Frazzini explained that, “Gay and transgender Oregonians know only too well how it feels to fear for the security of our families and community, and also know that we thrive when we are able to live without fear of being profiled and harassed. Policies like SB 1070 divide our communities and threaten Oregon values. We believe in inclusive policies that protect all of our rights and encourage the participation and contributions of everyone. Arizona’s law and the Supreme Court’s decision moves us in the wrong direction.”
Frazzini continued, “Basic Rights Oregon has a deep and abiding commitment to supporting immigrant rights. We have a long history of working with CAUSA, Oregon’s largest immigrant rights organization on moving both immigrant rights and gay and transgender rights forward. Together, we will mobilize our communities to hold policy makers who support racial profiling accountable and will work to create an Oregon that lives up to its promise of equality.”
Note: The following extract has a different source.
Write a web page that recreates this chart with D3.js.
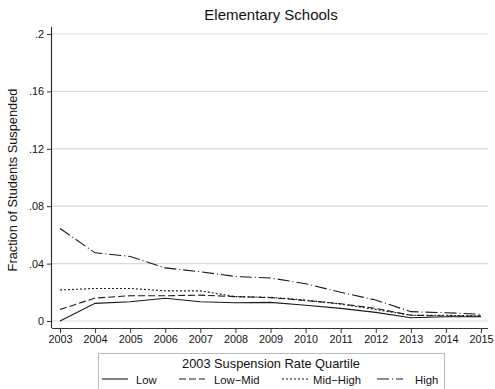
<!DOCTYPE html>
<html>
<head>
<meta charset="utf-8">
<script src="https://cdn.jsdelivr.net/npm/d3@7"></script>
<style>
  html, body { margin: 0; padding: 0; background: #fff; }
  text { font-family: "Liberation Sans", Arial, Helvetica, sans-serif; fill: #111; }
</style>
</head>
<body>
<svg id="chart" width="495" height="389"></svg>
<script>
// School years on the x axis
const years = [2003, 2004, 2005, 2006, 2007, 2008, 2009, 2010, 2011, 2012, 2013, 2014, 2015];

// Fraction of students suspended, by 2003 suspension-rate quartile
const lowValues     = [0.000, 0.0123, 0.0134, 0.0158, 0.0134, 0.0127, 0.0130, 0.0110, 0.0088, 0.0060, 0.0023, 0.0030, 0.0030];
const lowMidValues  = [0.008, 0.0160, 0.0176, 0.0176, 0.0180, 0.0170, 0.0163, 0.0143, 0.0120, 0.0088, 0.0040, 0.0035, 0.0035];
const midHighValues = [0.0216, 0.0227, 0.0227, 0.0210, 0.0210, 0.0170, 0.0165, 0.0146, 0.0118, 0.0080, 0.0040, 0.0040, 0.0035];
const highValues    = [0.0645, 0.0475, 0.0450, 0.0370, 0.0343, 0.0310, 0.0300, 0.0260, 0.0200, 0.0146, 0.0065, 0.0058, 0.0047];

const seriesNames = ["Low", "Low\u2212Mid", "Mid\u2212High", "High"];
const yTicks = [0, 0.04, 0.08, 0.12, 0.16, 0.2];
const yTickLabels = ["0", ".04", ".08", ".12", ".16", ".2"];

const series = [
  { name: seriesNames[0], values: lowValues,     dash: null },
  { name: seriesNames[1], values: lowMidValues,  dash: "7,3" },
  { name: seriesNames[2], values: midHighValues, dash: "2,2" },
  { name: seriesNames[3], values: highValues,    dash: "12,3,1,3" }
];

const svg = d3.select("#chart");
const plot = { left: 52, right: 488, top: 34, bottom: 321 };

const x = d3.scaleLinear().domain([2003, 2015]).range([60, 481]);
const y = d3.scaleLinear().domain([0, 0.2]).range([plot.bottom, plot.top]);

// Horizontal gridlines
svg.append("g")
  .selectAll("line")
  .data(yTicks)
  .join("line")
  .attr("x1", plot.left).attr("x2", plot.right)
  .attr("y1", d => y(d)).attr("y2", d => y(d))
  .attr("stroke", "#d9d9d9").attr("stroke-width", 1.2);

// Y axis
const yAxis = d3.axisLeft(y)
  .tickValues(yTicks)
  .tickFormat((d, i) => yTickLabels[i])
  .tickSize(5)
  .tickPadding(3);
const gy = svg.append("g")
  .attr("transform", `translate(${plot.left},0)`)
  .call(yAxis);
gy.select(".domain").attr("d", `M-0.5,${plot.top - 7}V${plot.bottom + 7}`).attr("stroke", "#333").attr("stroke-width", 1.2);
gy.selectAll(".tick line").attr("stroke", "#333");
gy.selectAll(".tick text").attr("font-size", 10.8).style("font-family", "Liberation Sans, Arial, sans-serif").attr("fill", "#111");

// X axis
const xAxis = d3.axisBottom(x)
  .tickValues(years)
  .tickFormat(d3.format("d"))
  .tickSize(5)
  .tickPadding(2);
const gx = svg.append("g")
  .attr("transform", `translate(0,${plot.bottom + 7})`)
  .call(xAxis);
gx.select(".domain").attr("d", `M${plot.left},0.5H${plot.right}`).attr("stroke", "#333").attr("stroke-width", 1.2);
gx.selectAll(".tick line").attr("stroke", "#333");
gx.selectAll(".tick text").attr("font-size", 10.8).style("font-family", "Liberation Sans, Arial, sans-serif").attr("fill", "#111");

// Series lines
const line = d3.line()
  .x((d, i) => x(years[i]))
  .y(d => y(d));

svg.append("g")
  .selectAll("path")
  .data(series)
  .join("path")
  .attr("d", d => line(d.values))
  .attr("fill", "none")
  .attr("stroke", "#1a1a1a")
  .attr("stroke-width", 1.1)
  .attr("stroke-dasharray", d => d.dash);

// Title
svg.append("text")
  .attr("x", 271).attr("y", 20)
  .attr("text-anchor", "middle")
  .attr("font-size", 15)
  .text("Elementary Schools");

// Y axis title
svg.append("text")
  .attr("transform", "translate(17,180) rotate(-90)")
  .attr("text-anchor", "middle")
  .attr("font-size", 12.8)
  .text("Fraction of Students Suspended");

// Legend
const legend = svg.append("g");
legend.append("rect")
  .attr("x", 98.5).attr("y", 353.5)
  .attr("width", 346).attr("height", 45)
  .attr("fill", "#fff").attr("stroke", "#bbb").attr("stroke-width", 1);
legend.append("text")
  .attr("x", 271).attr("y", 368)
  .attr("text-anchor", "middle")
  .attr("font-size", 12.8)
  .text("2003 Suspension Rate Quartile");

const legendX = [102, 179, 282, 377];
const legendTextX = [136, 214, 313, 415];
const items = legend.selectAll("g.item")
  .data(series)
  .join("g")
  .attr("class", "item");
items.append("line")
  .attr("x1", (d, i) => legendX[i]).attr("x2", (d, i) => legendX[i] + 26)
  .attr("y1", 379).attr("y2", 379)
  .attr("stroke", "#1a1a1a").attr("stroke-width", 1.1)
  .attr("stroke-dasharray", d => d.dash);
items.append("text")
  .attr("x", (d, i) => legendTextX[i]).attr("y", 384)
  .attr("font-size", 11.3)
  .text(d => d.name);
</script>
</body>
</html>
Background: Our commitment to racial justice is reflected in our ongoing political education to our base, and in centralizing LGBT people of color in each of our program areas. Today, we have increasingly multi-racial leadership in our organization, a track record on racial justice, and a reputation for being a dependable ally. We do this work because our mission is to serve the entire LGBT community, it is strategic, and because it’s a matter of equality.